Shoppers spent £5.7bn on food, drink and seasonal non-foods at supermarkets and convenience stores in the two weeks to 29 December 2007, the figures show.
Over the four weeks in December, total spend on Christmas at food retailers was just more than £11bn.
Of the major multiples, Morrisons was the star performer with year-on-year sales growth at more than 9%, ahead of Sainsbury’s, Asda and Tesco.
Mike Watkins, senior manager retailer services at Nielsen, said: “Christmas fortnight 2007 saw sales growths of 4.2% year-on-year within the grocery sector.
“These growths were in line with – but did not exceed – the underlying trends seen since mid 2007.
“Unlike last year where we saw a huge shopping surge in the final two weeks of December, there was no last-minute rush this year.”
He added that like-for-like sales at the grocery multiples grew by just more than 3% over the four weeks to 29 December when measured against the same period in 2006.
Watkins added: “The impact of the deep promotions by the top four multiples was to keep like-for-like sales growth above inflation levels of 3% but they did not grow total food sales any further.
“The market slowed by 15 December and never really took off again. Had momentum continued, shoppers would have spent around £300m more on food, drink and general merchandise at the grocery multiples over December than they actually did.”
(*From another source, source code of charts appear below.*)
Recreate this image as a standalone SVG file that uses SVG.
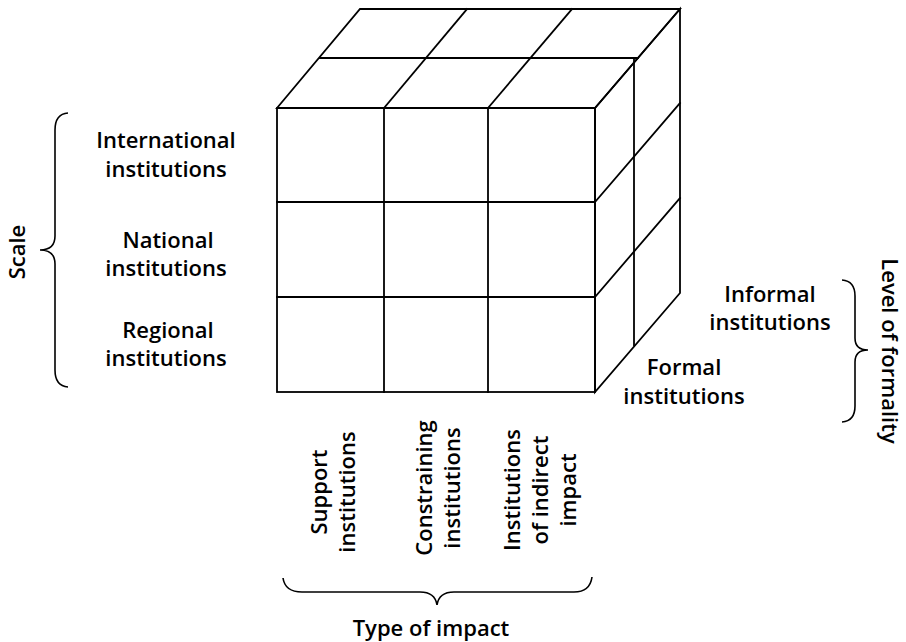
<svg xmlns="http://www.w3.org/2000/svg" width="906" height="642" viewBox="0 0 906 642">
  <style>
    .edge { fill: none; stroke: #000; stroke-width: 1.8; stroke-linecap: square; }
    .brace { fill: none; stroke: #000; stroke-width: 1.6; }
    .lbl { font-family: "Open Sans", "Noto Sans", sans-serif; font-size: 22px; font-weight: 600; fill: #000; text-anchor: middle; }
    .axis { font-family: "Open Sans", "Noto Sans", sans-serif; font-size: 22px; font-weight: 600; fill: #000; text-anchor: middle; }
  </style>
  <rect width="906" height="642" fill="#fff"/>

  <!-- cube: front face 3x3 grid -->
  <g id="front-face">
    <rect class="edge" x="277" y="108" width="318" height="284"/>
    <line class="edge" x1="384" y1="108" x2="384" y2="392"/>
    <line class="edge" x1="488" y1="108" x2="488" y2="392"/>
    <line class="edge" x1="277" y1="202" x2="595" y2="202"/>
    <line class="edge" x1="277" y1="297" x2="595" y2="297"/>
  </g>

  <!-- cube: top face, 3 columns by 2 depth levels -->
  <g id="top-face">
    <polygon class="edge" points="277,108 360,9 680,9 595,108"/>
    <line class="edge" x1="320" y1="58" x2="638" y2="58"/>
    <line class="edge" x1="384" y1="108" x2="467" y2="9"/>
    <line class="edge" x1="488" y1="108" x2="572" y2="9"/>
  </g>

  <!-- cube: right face, 3 rows by 2 depth levels -->
  <g id="right-face">
    <polygon class="edge" points="595,108 680,9 680,293 595,392"/>
    <line class="edge" x1="634" y1="58" x2="634" y2="345"/>
    <line class="edge" x1="595" y1="202" x2="680" y2="103"/>
    <line class="edge" x1="595" y1="297" x2="680" y2="198"/>
  </g>

  <!-- scale axis -->
  <g id="scale">
    <path class="brace" d="M68,113 Q55,114 55,130 L55,236 Q55,250 40,250 Q55,250 55,264 L55,370 Q55,386 68,387"/>
    <text class="axis" font-size="24" transform="translate(25,252) rotate(-90)">Scale</text>
    <text class="lbl" x="166" y="148">International</text>
    <text class="lbl" x="166" y="177">institutions</text>
    <text class="lbl" x="168" y="248">National</text>
    <text class="lbl" x="166" y="276">institutions</text>
    <text class="lbl" x="168" y="338">Regional</text>
    <text class="lbl" x="166" y="366">institutions</text>
  </g>

  <!-- formality axis -->
  <g id="formality">
    <path class="brace" d="M842,280 Q855,281 855,296 L855,338 Q855,350 868,350 Q855,350 855,362 L855,406 Q855,421 842,422"/>
    <text class="axis" transform="translate(882,351) rotate(90)">Level of formality</text>
    <text class="lbl" x="770" y="302">Informal</text>
    <text class="lbl" x="770" y="330">institutions</text>
    <text class="lbl" x="684" y="375">Formal</text>
    <text class="lbl" x="684" y="404">institutions</text>
  </g>

  <!-- impact axis -->
  <g id="impact">
    <text class="lbl" transform="translate(327,492) rotate(-90)">Support</text>
    <text class="lbl" transform="translate(355,492) rotate(-90)">institutions</text>
    <text class="lbl" transform="translate(432,488) rotate(-90)">Constraining</text>
    <text class="lbl" transform="translate(460,488) rotate(-90)">institutions</text>
    <text class="lbl" transform="translate(520,490) rotate(-90)">Institutions</text>
    <text class="lbl" transform="translate(548,490) rotate(-90)">of indirect</text>
    <text class="lbl" transform="translate(576,490) rotate(-90)">impact</text>
    <path class="brace" d="M283,578 Q285,592 302,592 L420,592 Q435,592 437,605 Q439,592 454,592 L574,592 Q590,592 592,577"/>
    <text class="lbl" x="431" y="636">Type of impact</text>
  </g>
</svg>
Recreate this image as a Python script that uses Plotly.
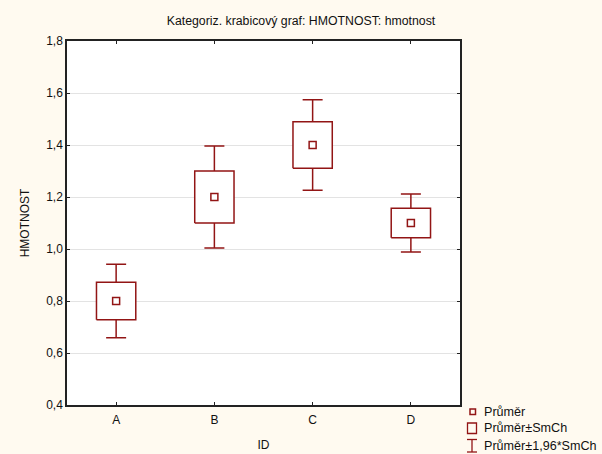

Key Christmas performance figures:
• A record 80% of all sales in the last two weeks of December 2007 went through grocery multiples, with the convenience sector taking the remaining 20%.
• Non-food sales at the grocery multiples continued, with strong and above-benchmark growths of 8% in the four weeks to 29 December.
• Hypermarkets became “destination shops” for non-food.
• Bakery (+8.9%) and dairy (+7.4%) both showed strong sales growths but these are the categories which have seen significant cost price inflation pushing prices up.
• Beers, wines and spirits saw 3.9% growths in grocery multiples in December despite heavy promotion in the category – annual growth here is 6%. Sales growths were stronger in terms of value than they were in terms of volume, meaning the growth is not being driven by heavy discounting.
• Soft drinks sales growths were modest at +3.6% for December
• Snacks and confectionery sales growths stood at 3% for December, behind the annual average of 7%. Longer-lasting and deeper promotions drove sales.
Seasonal favourites
• Champagne sales were flat at £79m
• Sparkling wine sales grew by 10% year on year to £49m.
• Christmas stalwarts such as clementines (£25.5m, +6%), Brussels sprouts (£13m, +8%) and poinsettias (£7m, +8%) sold well
• Boxed chocolates (£204m, -5%), cream liqueurs (£45.5m, -5%) and mince pies (£34m, +2%) did not fare so well.
• Following the cull of organic turkeys due to avian flu just before Christmas, organic whole turkey sales fell by 20% year-on-year with sales of only £2.3m in December.